Let's write the second function, which will take the URLs of product cards as input, visit each of them, parse the data we are interested in, and add it to the common array:

parse_products(urls):

data = [ ]

return data

In our task, we need to parse 10 pages. Let's declare a global variable PAGES_COUNT = 10 and our main code will look like this:

def main():

urls = crawl_products(PAGES_COUNT)

data = parse_products(urls)

Let's see how the URL address of a specific page is formed and write the next template:

fmt = ‘https://site's url/?page={page}’

for page_n in range(1, 1 + pages_count):

page_url = fmt.format(page=page_n)

Import the requests library using the import requests command. Then, we'll make a GET request and save the result in the response variable:

response = requests.get(page_url)

Import another library with the import BeautifulSoup command. We'll move the functionality that we'll need for further parsing into a separate method. In the end, the code should look like this:

def get_soup(url, **kwargs):

response = requests.get(url, **kwargs)

if response.status_code = 200;

soup = BeautifulSoup(response.text, features=’html.parser’)

else:

soup = None

return soup

—---------

print(‘page: {}’.format(page_n))

page_url = fmt.format(page=page_n)

soup = get_soup(page_url)

if soup is None:

break

for tag in soup.select(‘.product-card .title’):

href = tag.attrs[‘href’]

url = ‘https://site's url.format(href)

urls.append(url)

return urls

Let's add code to print the URLs one per line: print(‘\n’.join(urls))
Let's implement parse_products function. Here is the code for parsing the price, characteristics, and name of each product:

def parse_products(urls):

data = [ ]

for url in urls:

soup = get_soup(url)

if soup is Non:

break

name = soup.select_one(‘#️product_name’).text.strip()
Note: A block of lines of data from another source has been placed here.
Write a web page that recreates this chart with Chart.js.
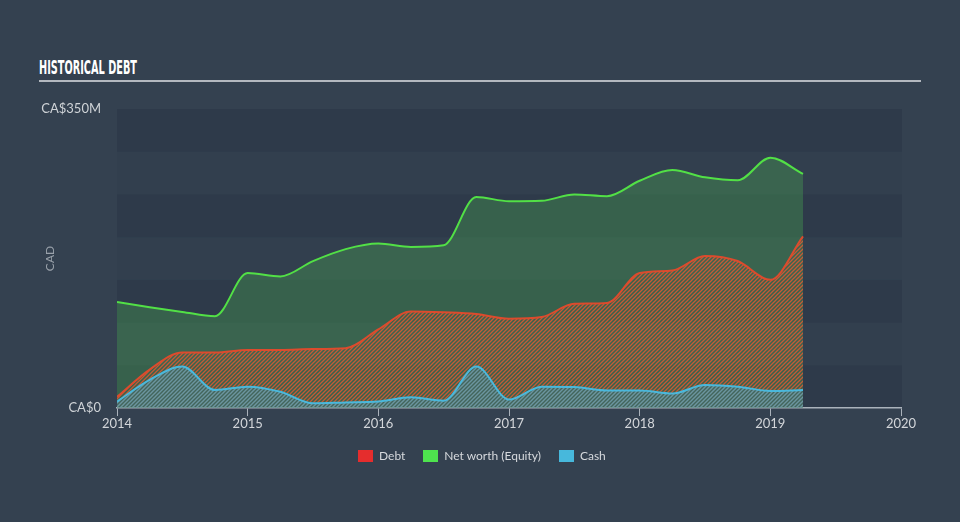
<!DOCTYPE html>
<html lang="en">
<head>
<meta charset="UTF-8">
<title>Historical Debt</title>
<script src="https://cdn.jsdelivr.net/npm/chart.js"></script>
<style>
  body { margin:0; background:#344150; overflow:hidden; }
  #wrap { position:relative; width:960px; height:522px; font-family: Lato, "Open Sans", sans-serif; }
  #title { position:absolute; left:39px; top:57px; font-family:"Liberation Sans Narrow", "DejaVu Sans Condensed", sans-serif;
           font-weight:bold; font-size:20px; line-height:20px; color:#fff; white-space:nowrap; transform-origin:left top; }
  #rule { position:absolute; left:39px; top:80px; width:882px; height:2px; background:#b3b8bf; }
  #chart { position:absolute; left:0; top:0; }
  #legend { position:absolute; left:358px; top:448px; display:flex; align-items:center; font-size:12px; color:#d6d9dd; }
  #legend span.item { display:flex; align-items:center; margin-right:18px; }
  #legend i { display:inline-block; width:15px; height:12px; margin-right:6px; }
</style>
</head>
<body>
<div id="wrap">
  <div id="title">HISTORICAL DEBT</div>
  <div id="rule"></div>
  <canvas id="chart" width="960" height="522"></canvas>
  <div id="legend"></div>
</div>
<script>
// quarterly points, values in CA$ millions
const quarters = [2014, 2014.25, 2014.5, 2014.75, 2015, 2015.25, 2015.5, 2015.75,
                  2016, 2016.25, 2016.5, 2016.75, 2017, 2017.25, 2017.5, 2017.75,
                  2018, 2018.25, 2018.5, 2018.75, 2019, 2019.25];
const debt     = [13, 45, 65, 65, 68, 68, 69, 70, 92, 113, 112, 110,
                  104.5, 106.5, 122, 123, 158, 161, 178, 172, 150, 201];
const netWorth = [124, 118, 112.5, 107.5, 158, 154, 172, 186, 192.5, 188.5, 190.5, 247,
                  242, 242.5, 250, 248, 266, 278.5, 270, 266.5, 293, 274];
const cash     = [7.5, 33, 48.5, 21, 25, 19, 5.5, 6.5, 7.5, 12.5, 8.5, 48.5,
                  10, 25, 24.5, 20.5, 20.5, 17, 27, 25, 20, 21];
const xTicks = [2014, 2015, 2016, 2017, 2018, 2019, 2020];
const yTicks = [0, 350];
const seriesNames = ['Debt', 'Net worth (Equity)', 'Cash'];
const legendColors = ['#e52d2d', '#4ee34e', '#47b8dc'];

// title squeezed to a condensed look
const t = document.getElementById('title');
t.style.transform = 'scaleX(' + (98 / t.offsetWidth) + ')';

// legend
const lg = document.getElementById('legend');
seriesNames.forEach((n, i) => {
    lg.innerHTML += '<span class="item"><i style="background:' + legendColors[i] + '"></i>' + n + '</span>';
});

// diagonal "/" hatch tile
function hatch(color, bg, size, width) {
    const c = document.createElement('canvas');
    c.width = size; c.height = size;
    const x = c.getContext('2d');
    if (bg) { x.fillStyle = bg; x.fillRect(0, 0, size, size); }
    x.strokeStyle = color;
    x.lineWidth = width;
    x.beginPath();
    x.moveTo(-1, size + 1); x.lineTo(size + 1, -1);
    x.moveTo(-1, 1); x.lineTo(1, -1);
    x.moveTo(size - 1, size + 1); x.lineTo(size + 1, size - 1);
    x.stroke();
    return x.createPattern(c, 'repeat');
}

const bands = {
    id: 'bands',
    beforeDraw(chart) {
        const {ctx, chartArea, scales} = chart;
        const y = scales.y;
        for (let i = 0; i < 7; i++) {
            const top = y.getPixelForValue((i + 1) * 50);
            const bot = y.getPixelForValue(i * 50);
            ctx.fillStyle = i % 2 === 0 ? '#2e3a4a' : '#323f4e';
            ctx.fillRect(chartArea.left, top, chartArea.right - chartArea.left + 1, bot - top);
        }
    }
};

const toXY = arr => arr.map((v, i) => ({x: quarters[i], y: v}));

new Chart(document.getElementById('chart').getContext('2d'), {
    type: 'line',
    data: {
        datasets: [
            {
                label: 'Cash', data: toXY(cash), order: 1,
                borderColor: '#4ab8dc', borderWidth: 2,
                backgroundColor: hatch('rgba(80,185,215,0.6)', 'rgba(70,110,120,0.45)', 4, 1.3),
                fill: 'origin'
            },
            {
                label: 'Debt', data: toXY(debt), order: 2,
                borderColor: '#dc4b2d', borderWidth: 2,
                backgroundColor: hatch('rgba(220,90,50,0.85)', null, 4, 1.3),
                fill: 'origin'
            },
            {
                label: 'Net worth (Equity)', data: toXY(netWorth), order: 3,
                borderColor: '#52e046', borderWidth: 2,
                backgroundColor: 'rgba(85,220,85,0.24)',
                fill: 'origin'
            }
        ]
    },
    options: {
        responsive: false,
        animation: false,
        events: [],
        elements: { point: { radius: 0 }, line: { cubicInterpolationMode: 'monotone' } },
        layout: { padding: { top: 109, right: 59, left: 0, bottom: 0 } },
        plugins: { legend: { display: false }, tooltip: { enabled: false } },
        scales: {
            x: {
                type: 'linear', min: 2014, max: 2020,
                afterBuildTicks: s => { s.ticks = xTicks.map(v => ({value: v})); },
                afterFit: s => { s.height = 114; },
                grid: { drawOnChartArea: false, drawTicks: true, tickLength: 8, color: '#aab2bb' },
                border: { display: true, color: '#aab2bb', width: 1.5 },
                ticks: { color: '#d3d6da', font: { family: 'Lato', size: 13 }, padding: 0,
                         maxRotation: 0, callback: v => String(v) }
            },
            y: {
                min: 0, max: 350,
                afterBuildTicks: s => { s.ticks = yTicks.map(v => ({value: v})); },
                afterFit: s => { s.width = 117; },
                grid: { display: false },
                border: { display: false },
                ticks: { color: '#cfd3d7', font: { family: 'Lato', size: 13 }, padding: 8,
                         callback: v => v === 0 ? 'CA$0' : 'CA$' + v + 'M' },
                title: { display: true, text: 'CAD', color: '#9aa2ab',
                         font: { family: 'Lato', size: 12 }, padding: { top: 43, bottom: 0 } }
            }
        }
    },
    plugins: [bands]
});
</script>
</body>
</html>
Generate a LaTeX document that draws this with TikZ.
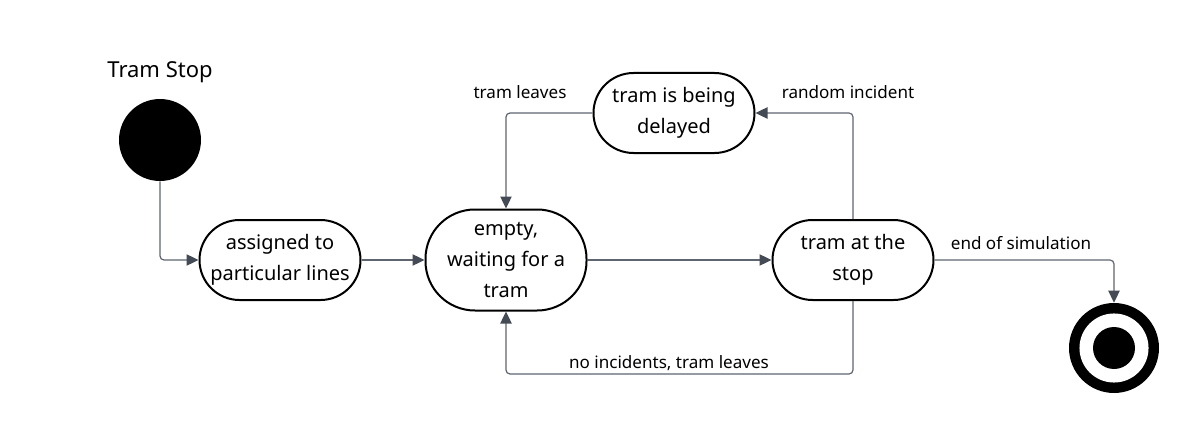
\documentclass[tikz,border=0pt]{standalone}
\usepackage{fontspec}
\setmainfont{Noto Sans}
\usetikzlibrary{arrows.meta}
\begin{document}
\begin{tikzpicture}[x=0.75pt,y=-0.75pt,
  state/.style={draw=black, line width=1.5pt, fill=white, align=center,
    minimum width=120.75pt, minimum height=60pt, rounded corners=30pt, inner sep=1pt,
    font=\fontsize{15}{23.25}\selectfont},
  conn/.style={draw=linegray, line width=0.9pt, rounded corners=3pt,
    -{Triangle[length=9pt,width=8.5pt,color=tipgray]}},
  lbl/.style={font=\fontsize{12.8}{15}\selectfont, inner sep=0pt}]
\definecolor{linegray}{HTML}{5F6570}
\definecolor{tipgray}{HTML}{454B55}
\useasboundingbox (0,0) rectangle (1193,428);
\fill[white] (0,0) rectangle (1193,428);
\node[font=\fontsize{16.5}{20}\selectfont, inner sep=0pt] (title) at (160,72) {Tram Stop};
\node[circle, fill=black, minimum size=61.5pt, inner sep=0pt] (start) at (160,140) {};
\node[state] (A) at (280,260) {assigned to\\particular lines};
\node[state, minimum height=75.75pt, rounded corners=37pt] (B) at (506,260) {empty,\\waiting for a\\tram};
\node[state] (C) at (674,113) {tram is being\\delayed};
\node[state] (D) at (853,260) {tram at the\\stop};
\node[circle, fill=black, minimum size=67.5pt, inner sep=0pt] (end) at (1114,348) {};
\fill[white] (end.center) circle (25.9pt);
\fill[black] (end.center) circle (15.75pt);
\draw[conn] (start.south) |- (A.west);
\draw[conn] (A.east) -- (B.west);
\draw[conn] (B.east) -- (D.west);
\draw[conn] (D.north) |- (C.east);
\draw[conn] (C.west) -| (B.north);
\draw[conn] (D.south) -- ++(0,73) -| (B.south);
\draw[conn] (D.east) -| (end.north);
\node[lbl] (l1) at (848,92) {random incident};
\node[lbl] (l2) at (520,92) {tram leaves};
\node[lbl] (l3) at (669,363) {no incidents, tram leaves};
\node[lbl] (l4) at (1021,243) {end of simulation};
\end{tikzpicture}
\end{document}
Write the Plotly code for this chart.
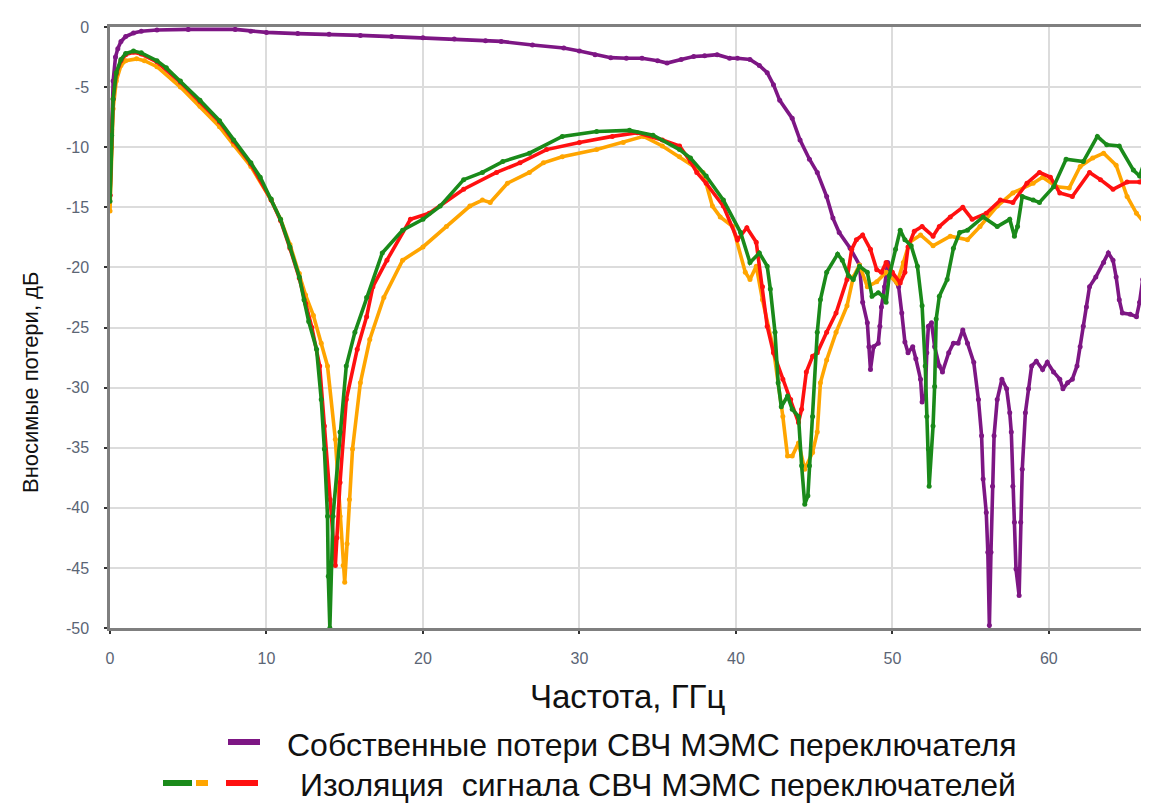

amount = soup.select_one(‘#️product_amount’).text.strip()

techs = {}

for row in soup.select(‘#️characteristics tbody tr’):

cols = row.select(‘td’)

cols = [c.text.strip() for c in cols]

techs[cols[0]] = cols[1]

Create an item object where the parsing data of a specific product will be stored. Then, we'll add this item to the common array:

item = {

‘name’: name,

‘amount’: amount,

‘techs’: techs,

)

data.append(item)

Let's also print the URL of the product currently being processed to see the parsing process: print(‘\product: {}’.format(url))

Import the library for saving files with import json. We'll declare a global variable OUT_FILENAME = 'out.json' and write the code to save the parsing results:

with open(OUT_FILENAME, ‘w’) as f:

json.dump(data, f, ensure_ascii=False, indent=1)

Let's set the variable PAGES_COUNT = 2 to run the parser for two pages. Then, we'll open the file with the parsing result. Everything works correctly, and the parser is ready for further use:

Libraries for Web Scraping with Python

Python's web scraping capabilities are greatly enhanced by the use of specialized libraries. Whether you're new to scraping or an experienced developer, mastering these libraries is key to effective web scraping. Here's a closer look at three essential libraries: requests, Selenium, and BeautifulSoup.

Request

The requests library is a cornerstone of many web scraping projects. It's a powerful HTTP library used to make requests to websites. Its simplicity and user-friendliness make it ideal for extracting HTML content from web pages. With just a few lines of code, you can send GET or POST requests and process the response data.

Selenium

Selenium is a crucial tool for web scraping in Python, offering a versatile framework for automating browser interactions. It ensures cross-browser compatibility and is particularly useful for tasks like automated testing and exploring web pages. Selenium can be used to add functionality to web applications, extract data from websites, or automate repetitive tasks.

Beautiful Soup

Beautiful Soup is another essential library for web scraping in Python. It allows you to extract and parse data from HTML or XML documents. By using features such as tag searching, navigating document structures, and content filtering based on common patterns, you can efficiently extract information from web pages. Beautiful Soup can also be used in conjunction with other Python libraries, such as requests, which adds to its flexibility.

Top Web Scraping tools for sourcing

When it comes to professional parsing, especially for sourcing purposes, you'll need additional web scraping services. The tools listed below are top-notch and will greatly simplify and optimize the information collection process, speeding up candidate searches or other data analysis tasks.

AutoPagerize

AutoPagerize is a browser extension that enhances your scraping capabilities by automating the often tedious process of navigating website content. What sets AutoPagerize apart is its ability to intelligently identify and process various data patterns across numerous web pages. This eliminates the need to customize scripts for each unique site structure, making it a versatile solution adaptable to different formats used by various sites.

Instant Data Scraper

Instant Data Scraper is another user-friendly tool designed for easy web scraping. With its intuitive interface, you can navigate the data collection process without complex coding or technical knowledge. The tool's versatility is notable, as it supports different websites and platforms, allowing you to extract information from various sources, from social networks to news sites. Instant Data Scraper also enables the extraction of various data types, including text, images, and links.

PhantomBuster

PhantomBuster offers a wide range of settings, allowing you to tailor it to your needs. From selecting data sources to defining output structures, you have complete control over the information collection process. PhantomBuster seamlessly integrates with various APIs, providing additional capabilities for data processing. This allows for smooth interoperability with other platforms, making it an excellent tool for web API scraping.

In conclusion, web scraping and web crawling are essential tools for implementing automation in information collection. These technologies enhance business projects, scientific research, or any other area requiring the processing and analysis of large amounts of data.